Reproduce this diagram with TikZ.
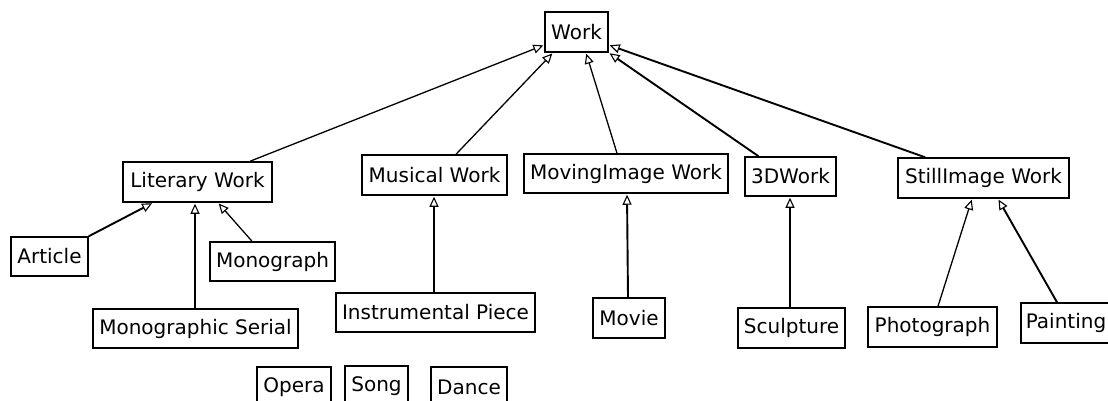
\documentclass[tikz,border=0pt]{standalone}
\usepackage{fontspec}
\setmainfont{DejaVu Sans}
\usetikzlibrary{arrows.meta}
\tikzset{
  box/.style={draw, line width=1.5pt, inner sep=0pt, font=\fontsize{20}{22}\selectfont},
  gen/.style={-{Triangle[open, length=10pt, width=9pt, line width=1.1pt]}, line width=1.3pt, shorten >=1pt},
  genthick/.style={gen, line width=1.9pt}
}
\begin{document}
\begin{tikzpicture}[x=1pt, y=-1pt]
\useasboundingbox (0,0) rectangle (1108,401);
% nodes
\node[box, minimum width=63pt, minimum height=40pt] (work) at (576.5,32) {Work};
\node[box, minimum width=149pt, minimum height=40pt] (lit) at (197.5,182) {Literary Work};
\node[box, minimum width=77pt, minimum height=39pt] (art) at (49.5,256.5) {Article};
\node[box, minimum width=125pt, minimum height=39pt] (mono) at (272.5,261.5) {Monograph};
\node[box, minimum width=205pt, minimum height=39pt] (serial) at (195.5,328.5) {Monographic Serial};
\node[box, minimum width=145pt, minimum height=40pt] (mus) at (434.5,175) {Musical Work};
\node[box, minimum width=199pt, minimum height=39pt] (inst) at (435.5,312.5) {Instrumental Piece};
\node[box, minimum width=204pt, minimum height=39pt] (mov) at (626,173.5) {MovingImage Work};
\node[box, minimum width=72pt, minimum height=40pt] (movie) at (629,318) {Movie};
\node[box, minimum width=91pt, minimum height=39pt] (tdw) at (790.5,176.5) {3DWork};
\node[box, minimum width=107pt, minimum height=40pt] (sculp) at (791.5,328) {Sculpture};
\node[box, minimum width=171pt, minimum height=40pt] (still) at (983.5,178) {StillImage Work};
\node[box, minimum width=129pt, minimum height=40pt] (photo) at (932.5,327) {Photograph};
\node[box, minimum width=90pt, minimum height=40pt] (paint) at (1066,323) {Painting};
\node[box, minimum width=74pt, minimum height=40pt] (opera) at (294,387) {Opera};
\node[box, minimum width=63pt, minimum height=40pt] (song) at (376.5,386) {Song};
\node[box, minimum width=76pt, minimum height=40pt] (dance) at (469,387) {Dance};
% generalizations to Work
\draw[gen] ([xshift=52.5pt]lit.north) -- ([yshift=-13pt]work.west);
\draw[gen] ([xshift=21.5pt]mus.north) -- ([xshift=-23.5pt]work.south);
\draw[gen] ([xshift=-9pt]mov.north) -- ([xshift=9.5pt]work.south);
\draw[genthick] ([xshift=-32pt]tdw.north) -- (work.south east);
\draw[genthick] ([xshift=-58.5pt]still.north) -- ([yshift=-13pt]work.east);
% Literary Work children
\draw[genthick] (art.north east) -- ([xshift=-44.5pt]lit.south);
\draw[genthick] ([xshift=-0.5pt]serial.north) -- ([xshift=-2.5pt]lit.south);
\draw[gen] ([xshift=-20.5pt]mono.north) -- ([xshift=20.5pt]lit.south);
% others
\draw[genthick] ([xshift=-1.5pt]inst.north) -- ([xshift=-0.5pt]mus.south);
\draw[genthick] ([xshift=-1pt]movie.north) -- ([xshift=1pt]mov.south);
\draw[genthick] ([xshift=-1.5pt]sculp.north) -- ([xshift=-0.5pt]tdw.south);
\draw[gen] ([xshift=5.5pt]photo.north) -- ([xshift=-11.5pt]still.south);
\draw[genthick] ([xshift=-9pt]paint.north) -- ([xshift=14.5pt]still.south);
\end{tikzpicture}
\end{document}
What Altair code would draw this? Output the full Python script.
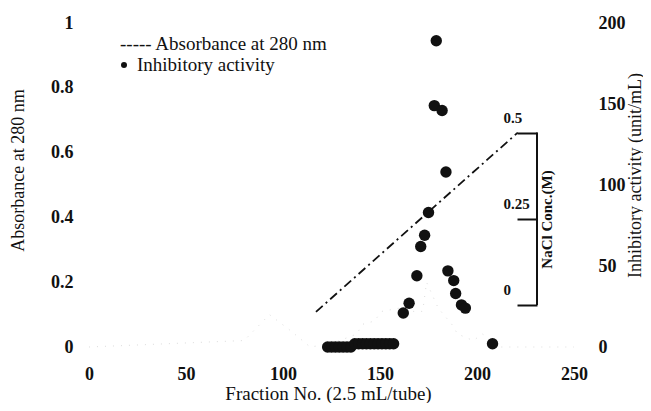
import altair as alt
import pandas as pd

# ---- data ----
act_fraction = [123, 125, 127, 129, 131, 133, 135, 137, 139, 141, 143, 145, 147, 149, 151, 153, 155, 157,
                162, 165, 169, 171, 173, 175, 178, 179, 182, 184, 185, 188, 189, 192, 194, 208]
act_value = [0, 0, 0, 0, 0, 0, 0, 2, 2, 2, 2, 2, 2, 2, 2, 2, 2, 2,
             21, 27, 44, 62, 69, 83, 149, 189, 146, 108, 47, 41, 33, 26, 24, 2]

abs_fraction = [0, 40, 80, 93, 104, 114, 125, 138, 141, 147, 151, 160, 166, 172, 174, 180, 187, 190, 198, 203, 210, 230, 250]
absorbance = [0, 0.01, 0.02, 0.10, 0.05, 0.0, 0.01, 0.04, 0.07, 0.08, 0.11, 0.12, 0.11, 0.11, 0.2, 0.12, 0.07, 0.04, 0.02, 0.04, 0.0, 0.0, 0.0]

nacl_fraction = [117, 221]
nacl_conc = [-0.02, 0.5]

x_ticks = [0, 50, 100, 150, 200, 250]
left_ticks = [0, 0.2, 0.4, 0.6, 0.8, 1]
right_ticks = [0, 50, 100, 150, 200]
nacl_ticks = [0, 0.25, 0.5]
legend_labels = ["----- Absorbance at 280 nm", "Inhibitory activity"]

act_df = pd.DataFrame({"fraction": act_fraction, "activity": act_value})
abs_df = pd.DataFrame({"fraction": abs_fraction, "absorbance": absorbance})
nacl_df = pd.DataFrame({"fraction": nacl_fraction, "nacl": nacl_conc})
bracket_df = pd.DataFrame({"lo": [nacl_ticks[0]], "hi": [nacl_ticks[-1]]})

INK = "#111111"
xs = alt.Scale(domain=[0, 250], nice=False, zero=False)

x_axis = alt.Axis(values=x_ticks, title="Fraction No. (2.5 mL/tube)", labelFontWeight="bold",
                  labelFontSize=18, labelPadding=18, labelFlush=False, domain=False, tickSize=0,
                  grid=False, titleFontSize=19, titleFontWeight="normal", titleY=52, titleX=239,
                  titleBaseline="alphabetic", labelColor=INK, titleColor=INK)

abs_line = alt.Chart(abs_df).mark_line(color="#dddddd", strokeWidth=1, strokeDash=[1, 7]).encode(
    x=alt.X("fraction:Q", scale=xs, axis=x_axis),
    y=alt.Y("absorbance:Q", scale=alt.Scale(domain=[0, 1], nice=False),
            axis=alt.Axis(orient="left", values=left_ticks, format="~g", title="Absorbance at 280 nm",
                          labelFontWeight="bold", labelFontSize=18, labelPadding=16, domain=False,
                          tickSize=0, grid=False, titleFontSize=18, titleFontWeight="normal",
                          titleAngle=270, titleX=-71, titleY=147, titleAlign="center",
                          titleBaseline="middle", labelColor=INK, titleColor=INK)),
)

points = alt.Chart(act_df).mark_circle(color=INK, size=130, opacity=1).encode(
    x=alt.X("fraction:Q", scale=xs, axis=x_axis),
    y=alt.Y("activity:Q", scale=alt.Scale(domain=[0, 200], nice=False),
            axis=alt.Axis(orient="right", values=right_ticks, title="Inhibitory activity (unit/mL)",
                          labelFontWeight="bold", labelFontSize=18, labelPadding=24, domain=False,
                          tickSize=0, grid=False, titleFontSize=18, titleFontWeight="normal",
                          titleAngle=270, titleX=61, titleY=152, titleAlign="center",
                          titleBaseline="middle", labelColor=INK, titleColor=INK)),
)

nacl_scale = alt.Scale(domain=[-0.122, 0.818], nice=False, zero=False)
nacl_axis = alt.Axis(orient="left", offset=-448, values=nacl_ticks, labelExpr="'' + datum.value",
                     domain=False, tickSize=20, tickWidth=2, tickColor=INK, labelAlign="left",
                     labelPadding=14, labelOffset=-15, labelFontWeight="bold", labelFontSize=15,
                     labelColor=INK, title="NaCl Conc.(M)", titleFontWeight="bold", titleFontSize=15,
                     titleAngle=270, titleX=9, titleY=196, titleAlign="center",
                     titleBaseline="middle", titleColor=INK, grid=False)
nacl_line = alt.Chart(nacl_df).mark_line(color=INK, strokeWidth=1.8, strokeDash=[9, 4, 2, 4]).encode(
    x=alt.X("fraction:Q", scale=xs, axis=x_axis),
    y=alt.Y("nacl:Q", scale=nacl_scale, axis=nacl_axis),
)
bracket = alt.Chart(bracket_df).mark_rule(color=INK, strokeWidth=2).encode(
    x=alt.value(448),
    y=alt.Y("lo:Q", scale=nacl_scale, axis=nacl_axis),
    y2="hi:Q",
)
nacl_layer = alt.layer(nacl_line, bracket)

leg1 = alt.Chart(pd.DataFrame({"t": [legend_labels[0]]})).mark_text(
    align="left", baseline="middle", fontSize=19, color=INK).encode(
    x=alt.value(31), y=alt.value(21), text="t:N")
leg2_dot = alt.Chart(pd.DataFrame({"t": [legend_labels[1]]})).mark_point(
    shape="circle", filled=True, size=36, color=INK, opacity=1).encode(
    x=alt.value(35), y=alt.value(42))
leg2 = alt.Chart(pd.DataFrame({"t": [legend_labels[1]]})).mark_text(
    align="left", baseline="middle", fontSize=19, color=INK).encode(
    x=alt.value(48), y=alt.value(42), text="t:N")

chart = alt.layer(abs_line, points, nacl_layer, leg1, leg2_dot, leg2).resolve_scale(
    y="independent"
).properties(
    width=485, height=324,
    padding={"left": 81, "top": 15, "right": 69, "bottom": 56},
    autosize=alt.AutoSizeParams(type="none"),
).configure(font="Liberation Serif").configure_view(stroke=None)

chart.save("out.html", embed_options={"renderer": "svg", "actions": False})
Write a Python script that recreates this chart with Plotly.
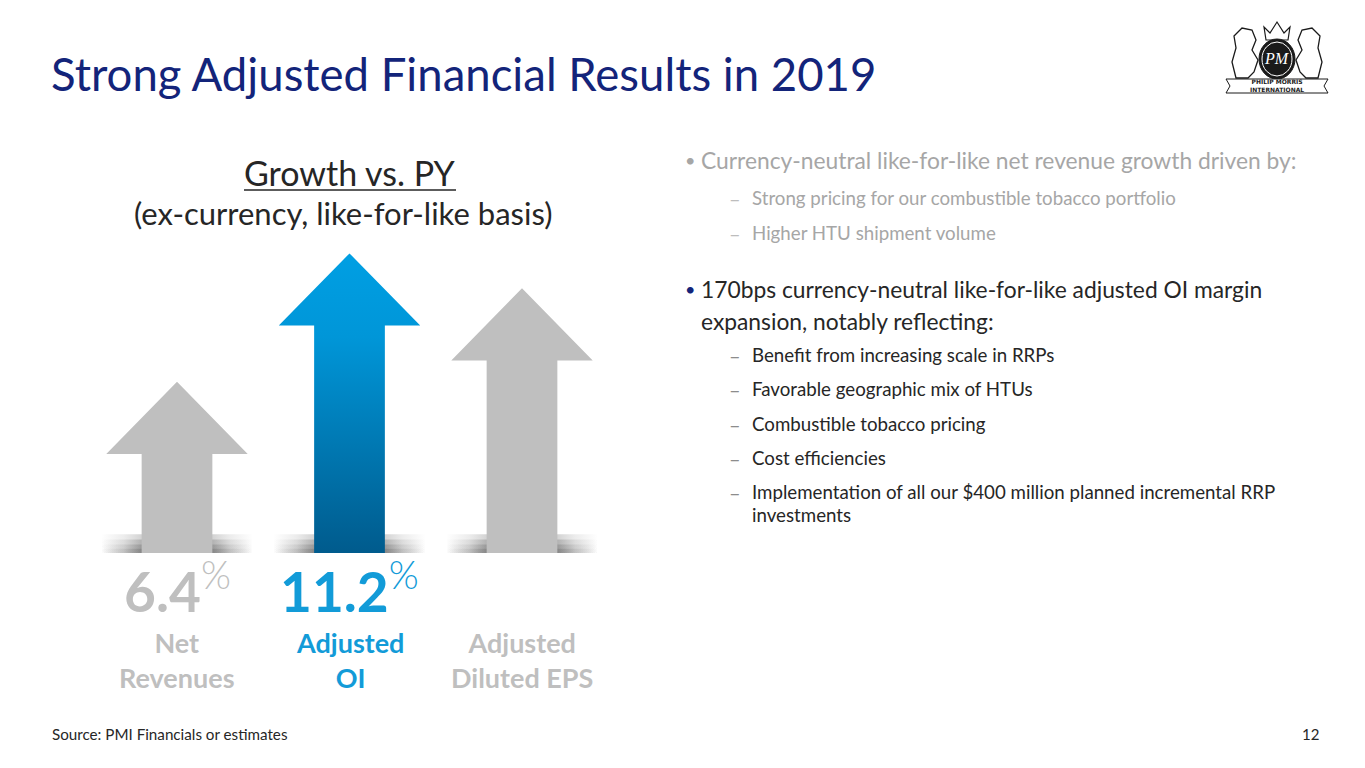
import plotly.graph_objects as go

# -----------------------------
# Chart data
# -----------------------------
categories = ["Net<br>Revenues", "Adjusted<br>OI", "Adjusted<br>Diluted EPS"]
growth_pct = [6.4, 11.2, 9.9]
value_labels = ["6.4", "11.2", ""]
highlight = [False, True, False]

bullet_1 = "Currency-neutral like-for-like net revenue growth driven by:"
bullet_1_subs = [
    "Strong pricing for our combustible tobacco portfolio",
    "Higher HTU shipment volume",
]
bullet_2 = ["170bps currency-neutral like-for-like adjusted OI margin",
            "expansion, notably reflecting:"]
bullet_2_subs = [
    ["Benefit from increasing scale in RRPs"],
    ["Favorable geographic mix of HTUs"],
    ["Combustible tobacco pricing"],
    ["Cost efficiencies"],
    ["Implementation of all our $400 million planned incremental RRP",
     "investments"],
]

W, H = 1365, 768
FONT = "Lato"
NAVY = "#13247a"
GREY = "#bfbfbf"
BLUE = "#129bd8"
DARK = "#262626"
LIGHT_TXT = "#a6a6a6"


def px(x):
    return x / W


def py(y):
    return 1 - y / H


def arrow_shape(center, value, head_h=2.7, head_w=0.41, shaft_w=0.205):
    xs = [center - shaft_w, center - shaft_w, center - head_w, center,
          center + head_w, center + shaft_w, center + shaft_w, center - shaft_w]
    ys = [0, value - head_h, value - head_h, value,
          value - head_h, value - head_h, 0, 0]
    return xs, ys


fig = go.Figure()

# -----------------------------
# Soft shadows at arrow bases (stacked layers -> vertical fade)
# -----------------------------
shadow_scale = [
    [0.0, "rgba(100,100,100,0)"],
    [0.15, "rgba(100,100,100,0.12)"],
    [0.3, "rgba(80,80,80,0.3)"],
    [0.5, "rgba(80,80,80,0.3)"],
    [0.7, "rgba(80,80,80,0.3)"],
    [0.85, "rgba(100,100,100,0.12)"],
    [1.0, "rgba(100,100,100,0)"],
]
for i, v in enumerate(growth_pct):
    for top in [0.7, 0.5, 0.32, 0.16]:
        fig.add_trace(go.Scatter(
            x=[i - 0.44, i - 0.44, i + 0.44, i + 0.44, i - 0.44],
            y=[0, top, top, 0, 0],
            mode="lines", line=dict(width=0), fill="toself",
            fillgradient=dict(type="horizontal", colorscale=shadow_scale),
            hoverinfo="skip", showlegend=False,
        ))

# -----------------------------
# Arrows
# -----------------------------
for i, v in enumerate(growth_pct):
    xs, ys = arrow_shape(i, v)
    if highlight[i]:
        fill_kw = dict(fillgradient=dict(
            type="vertical",
            colorscale=[[0, "#005b8d"], [0.72, "#0096d8"], [1, "#009fe3"]],
        ))
    else:
        fill_kw = dict(fillcolor=GREY)
    fig.add_trace(go.Scatter(
        x=xs, y=ys, mode="lines", line=dict(width=0),
        fill="toself", hoverinfo="skip", showlegend=False, **fill_kw,
    ))

# -----------------------------
# Values and category labels
# -----------------------------
for i, lab in enumerate(value_labels):
    color = BLUE if highlight[i] else GREY
    if lab:
        fig.add_annotation(
            x=i, y=py(587), xref="x", yref="paper",
            text=f"<b>{lab}</b><span style='font-weight:300'><sup>%</sup></span>",
            showarrow=False, xanchor="center", yanchor="middle",
            font=dict(family=FONT, size=55, color=color),
        )
    fig.add_annotation(
        x=i, y=py(660), xref="x", yref="paper",
        text=f"<b>{categories[i]}</b>",
        showarrow=False, xanchor="center", yanchor="middle",
        font=dict(family=FONT, size=27, color=color),
    )

# -----------------------------
# Slide texts
# -----------------------------
fig.add_annotation(
    x=px(49), y=py(73), xref="paper", yref="paper",
    text="Strong Adjusted Financial Results in 2019",
    showarrow=False, xanchor="left", yanchor="middle",
    font=dict(family=FONT, size=45.5, color=NAVY),
)
fig.add_annotation(
    x=px(350), y=py(172), xref="paper", yref="paper",
    text="Growth vs. PY", showarrow=False, xanchor="center", yanchor="middle",
    font=dict(family=FONT, size=34, color=DARK),
)
fig.add_shape(type="line", xref="paper", yref="paper",
              x0=px(244), x1=px(456), y0=py(190), y1=py(190),
              line=dict(color=DARK, width=1.5))
fig.add_annotation(
    x=px(343), y=py(213), xref="paper", yref="paper",
    text="(ex-currency, like-for-like basis)", showarrow=False,
    xanchor="center", yanchor="middle",
    font=dict(family=FONT, size=31, color=DARK),
)


def add_line(x, y, text, size, color):
    fig.add_annotation(
        x=px(x), y=py(y), xref="paper", yref="paper", text=text,
        showarrow=False, xanchor="left", yanchor="middle",
        font=dict(family=FONT, size=size, color=color),
    )


# first bullet (faded)
add_line(683, 160, "•", 18, LIGHT_TXT)
add_line(699, 160, bullet_1, 22.8, LIGHT_TXT)
for k, s in enumerate(bullet_1_subs):
    yy = 198 + k * 35
    add_line(727, yy, "–", 20, "#bdbdbd")
    add_line(750, yy, s, 18.7, LIGHT_TXT)

# second bullet
add_line(683, 289, "•", 18, NAVY)
add_line(699, 289, bullet_2[0], 22.8, DARK)
add_line(699, 321, bullet_2[1], 22.8, DARK)
yy = 355
for sub in bullet_2_subs:
    add_line(727, yy, "–", 20, "#8c8c8c")
    for j, s in enumerate(sub):
        add_line(750, yy + j * 23, s, 18.7, DARK)
    yy += 34.3

# footer
add_line(50, 734, "Source: PMI Financials or estimates", 15.2, DARK)
fig.add_annotation(
    x=px(1321), y=py(734), xref="paper", yref="paper", text="12",
    showarrow=False, xanchor="right", yanchor="middle",
    font=dict(family=FONT, size=15, color=DARK),
)

# -----------------------------
# Simple logo mark (crest)
# -----------------------------
LOGO = "#1a1a1a"


def path(points):
    return "M " + " L ".join(f"{px(a)},{py(b)}" for a, b in points) + " Z"


# lions (rough rampant silhouettes)
fig.add_shape(type="path", xref="paper", yref="paper",
              path=path([(1236, 78), (1232, 62), (1236, 48), (1234, 36),
                         (1242, 28), (1252, 30), (1256, 40), (1252, 50),
                         (1258, 60), (1254, 72), (1248, 78)]),
              fillcolor="white", line=dict(color=LOGO, width=1.3))
fig.add_shape(type="path", xref="paper", yref="paper",
              path=path([(1318, 78), (1322, 62), (1318, 48), (1320, 36),
                         (1312, 28), (1302, 30), (1298, 40), (1302, 50),
                         (1296, 60), (1300, 72), (1306, 78)]),
              fillcolor="white", line=dict(color=LOGO, width=1.3))
# crown
fig.add_shape(type="path", xref="paper", yref="paper",
              path=path([(1266, 40), (1264, 27), (1270, 33), (1277, 22),
                         (1284, 33), (1290, 27), (1288, 40)]),
              fillcolor="white", line=dict(color=LOGO, width=1.2))
# oval with monogram
fig.add_shape(type="circle", xref="paper", yref="paper",
              x0=px(1259), x1=px(1295), y0=py(79), y1=py(39),
              fillcolor=LOGO, line=dict(color=LOGO, width=1))
fig.add_shape(type="circle", xref="paper", yref="paper",
              x0=px(1262), x1=px(1292), y0=py(76), y1=py(42),
              fillcolor="rgba(0,0,0,0)", line=dict(color="white", width=1))
fig.add_annotation(
    x=px(1277), y=py(59), xref="paper", yref="paper", text="<i>PM</i>",
    showarrow=False, xanchor="center", yanchor="middle",
    font=dict(family="Liberation Serif", size=16, color="white"),
)
# banner
fig.add_shape(type="path", xref="paper", yref="paper",
              path=path([(1226, 79), (1328, 79), (1324, 86), (1328, 93),
                         (1226, 93), (1230, 86)]),
              fillcolor="white", line=dict(color=LOGO, width=1))
fig.add_annotation(
    x=px(1277), y=py(86), xref="paper", yref="paper",
    text="<b>PHILIP MORRIS<br>INTERNATIONAL</b>", showarrow=False,
    xanchor="center", yanchor="middle",
    font=dict(family="DejaVu Sans", size=6, color=LOGO),
)

# -----------------------------
# Layout
# -----------------------------
fig.update_layout(
    width=W, height=H,
    margin=dict(l=0, r=0, t=0, b=0),
    paper_bgcolor="white", plot_bgcolor="white",
    showlegend=False,
    xaxis=dict(domain=[px(90.75), px(608.25)], range=[-0.5, 2.5],
               visible=False, fixedrange=True),
    yaxis=dict(domain=[py(553), py(240)], range=[0, 11.7],
               visible=False, fixedrange=True),
)

fig.write_html(
    "out.html",
    config={"displayModeBar": False},
    post_script="document.body.style.margin='0';",
)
=====
Which lines in the records above contain the string "with"? Copy each one.

Reproduce this diagram with TikZ.
Write a Python script that recreates this chart with Plotly.
# oval with monogram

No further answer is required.